I'm writing about it in furtherance of dress freedom and social ease of wearing shorts: yet that is exactly something that cruises traditionally have not been associated with and have been oppressors against. Anyone with my absolute and identity defining opposition to all dress codes will only take a cruise that is possible to go through the whole of without at any time submitting to a dress code, to keep away from all the places where they have them. But when you can do that, it is actively a good feeling to take part in rolling back the boundaries and being part of the solidarity of so doing, thus helping to reduce the dress coded culture and keep it constrained enough to be optable out of. Thus on this cruise it just meant I needed to opt out of all the onboard events and bars in the evenings and spend them mostly in my cabin. Enquiry before booking established that it was not dress coded to go to the buffet for supper, or to return aboard from a port we were still at into the evening.

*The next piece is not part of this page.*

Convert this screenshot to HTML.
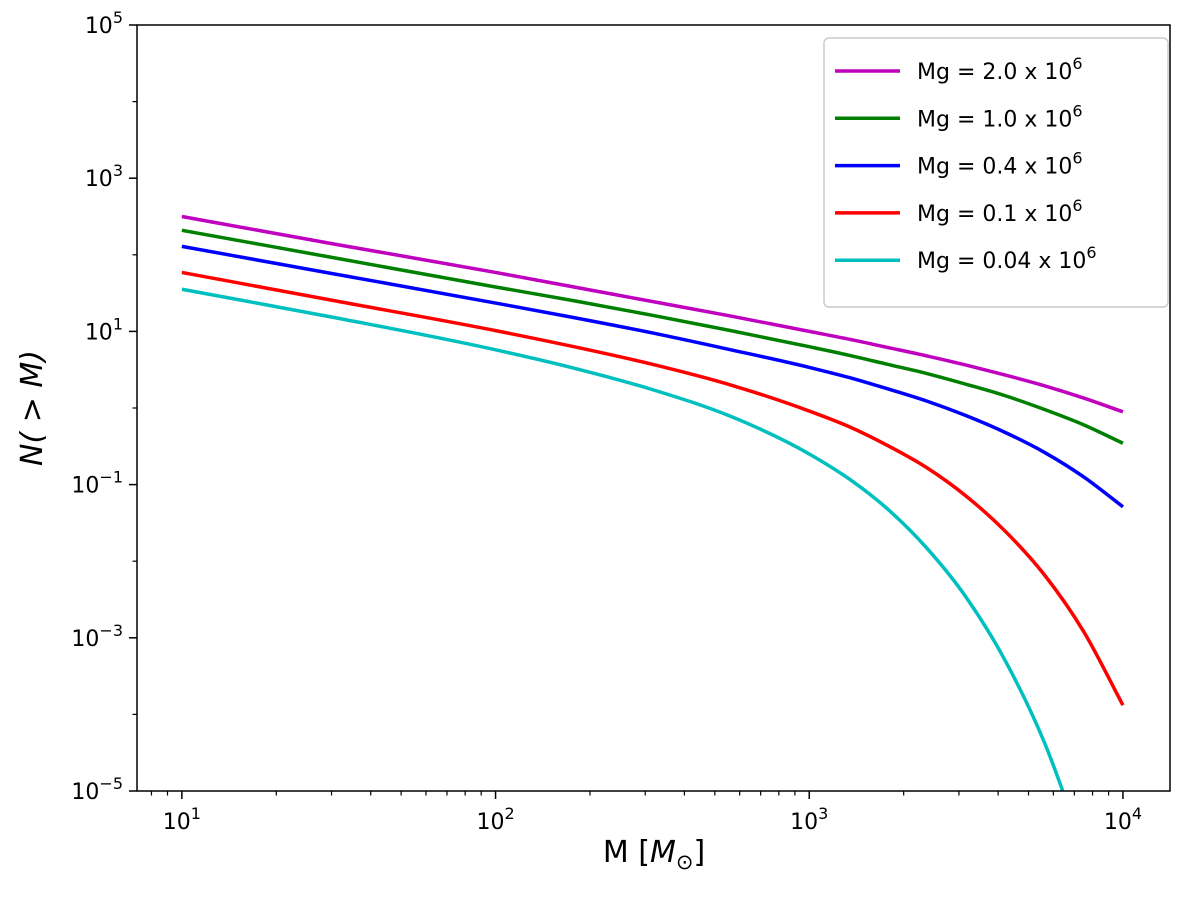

It was even a pleasure to find myself joining other shorts wearers, adult and kid, in successfully establishing something not found out in advance, that sightseeing on the open air decks did not become dress coded in the evening either.
So it was actively a nice action against dress codes to take the cruise. It gave this wonderfully revelatory nice experience that needs sharing, where many Brits on the day of sailing back into our climate in December shared among themselves, in the confidence of numbers, the comfort choice to stay in the shorts they had started wearing while in a neighbouring warmer climate.